*Provided information*.
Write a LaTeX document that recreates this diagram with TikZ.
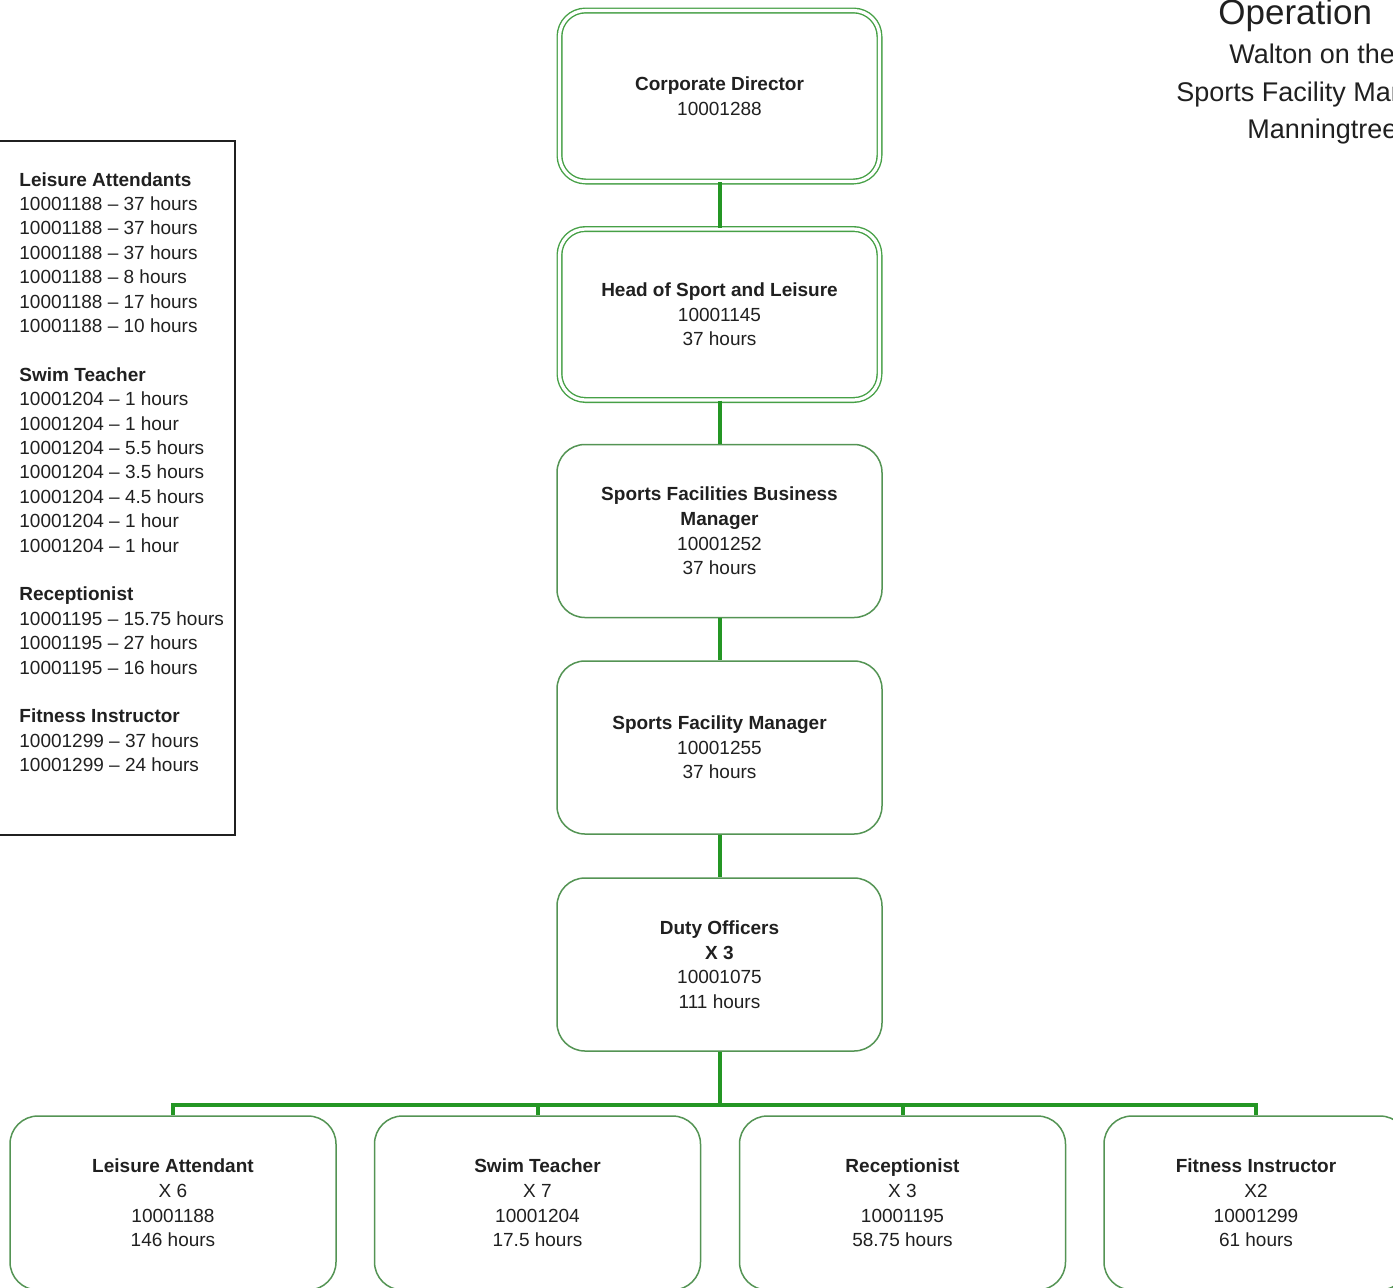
\documentclass[tikz,border=0pt]{standalone}
\usepackage{fontspec}
\setmainfont{Liberation Sans}

\definecolor{linkgreen}{RGB}{36,150,36}
\definecolor{boxgreen}{RGB}{84,148,84}
\definecolor{seniorgreen}{RGB}{70,160,70}
\definecolor{ink}{RGB}{32,32,32}

\tikzset{
  post/.style={draw=boxgreen, line width=0.75pt, rounded corners=14pt, fill=white,
    align=center, text=ink, inner sep=0pt,
    font=\fontsize{9.5}{12.3}\selectfont},
  postbox/.style={post, minimum width=162.5pt, minimum height=86.5pt},
  senior/.style={post, draw=seniorgreen, line width=0.7pt, double=white,
    double distance=1.6pt, rounded corners=13pt,
    minimum width=160pt, minimum height=85.5pt},
  teambox/.style={post, minimum width=163pt, minimum height=87pt},
  link/.style={draw=linkgreen, line width=2pt},
  heading/.style={anchor=base west, inner sep=0pt, text=ink},
}

\begin{document}
\begin{tikzpicture}[x=0.5pt, y=-0.5pt]
\useasboundingbox (0,0) rectangle (1393,1287);
\begin{scope}
\clip (0,0) rectangle (1393,1287);

% title lines, running off the right edge
\node[heading, font=\fontsize{17.5}{20}\selectfont] (title) at (1218,24) {Operation};
\node[heading, font=\fontsize{13.5}{16}\selectfont] (sub1) at (1229,63) {Walton on the};
\node[heading, font=\fontsize{13.5}{16}\selectfont] (sub2) at (1176,101) {Sports Facility Manager};
\node[heading, font=\fontsize{13.5}{16}\selectfont] (sub3) at (1247,138) {Manningtree};

% key of contracted hours
\node[draw=ink, line width=1pt, minimum width=119.5pt, minimum height=347pt,
      anchor=north west, inner sep=0pt] (keyframe) at (-5,140) {};
\node[anchor=north west, inner sep=0pt, align=left, text=ink,
      font=\fontsize{9.5}{12.2}\selectfont] (key) at (19,172) {%
\textbf{Leisure Attendants}\\
10001188 – 37 hours\\
10001188 – 37 hours\\
10001188 – 37 hours\\
10001188 – 8 hours\\
10001188 – 17 hours\\
10001188 – 10 hours\\[12.2pt]
\textbf{Swim Teacher}\\
10001204 – 1 hours\\
10001204 – 1 hour\\
10001204 – 5.5 hours\\
10001204 – 3.5 hours\\
10001204 – 4.5 hours\\
10001204 – 1 hour\\
10001204 – 1 hour\\[12.2pt]
\textbf{Receptionist}\\
10001195 – 15.75 hours\\
10001195 – 27 hours\\
10001195 – 16 hours\\[12.2pt]
\textbf{Fitness Instructor}\\
10001299 – 37 hours\\
10001299 – 24 hours};

% management chain
\node[senior] (cd) at (719.5,96) {\textbf{Corporate Director}\\10001288};
\node[senior] (hsl) at (719.5,314.5) {\textbf{Head of Sport and Leisure}\\10001145\\37 hours};
\node[postbox] (sfbm) at (719.5,531) {\textbf{Sports Facilities Business}\\\textbf{Manager}\\10001252\\37 hours};
\node[postbox] (sfm) at (719.5,747.5) {\textbf{Sports Facility Manager}\\10001255\\37 hours};
\node[postbox] (duty) at (719.5,964.5) {\textbf{Duty Officers}\\\textbf{X 3}\\10001075\\111 hours};

% front-line teams
\node[teambox] (la) at (173,1203) {\textbf{Leisure Attendant}\\X 6\\10001188\\146 hours};
\node[teambox] (st) at (537.5,1203) {\textbf{Swim Teacher}\\X 7\\10001204\\17.5 hours};
\node[teambox] (rec) at (902.5,1203) {\textbf{Receptionist}\\X 3\\10001195\\58.75 hours};
\node[post, minimum width=152pt, minimum height=87pt] (fi) at (1256,1203) {\textbf{Fitness Instructor}\\X2\\10001299\\61 hours};

% reporting lines
\draw[link] (cd.south) -- (hsl.north);
\draw[link] (hsl.south) -- (sfbm.north);
\draw[link] (sfbm.south) -- (sfm.north);
\draw[link] (sfm.south) -- (duty.north);
\coordinate (fork) at (719.5,1105);
\draw[link] (duty.south) -- (fork);
\draw[link] (fork) -| (la.north);
\draw[link] (fork) -| (st.north);
\draw[link] (fork) -| (rec.north);
\draw[link] (fork) -| (fi.north);
\end{scope}
\end{tikzpicture}
\end{document}
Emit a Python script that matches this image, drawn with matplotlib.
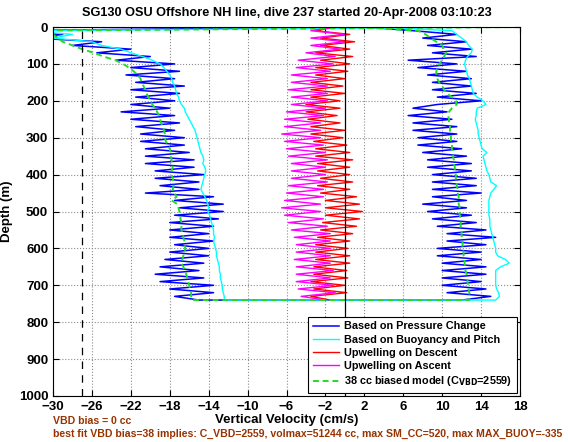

*What is expected*.
Using the entries above, tally how many lines have the word "that" in them; write the number and nothing more.

*Solution to the exercise*.
2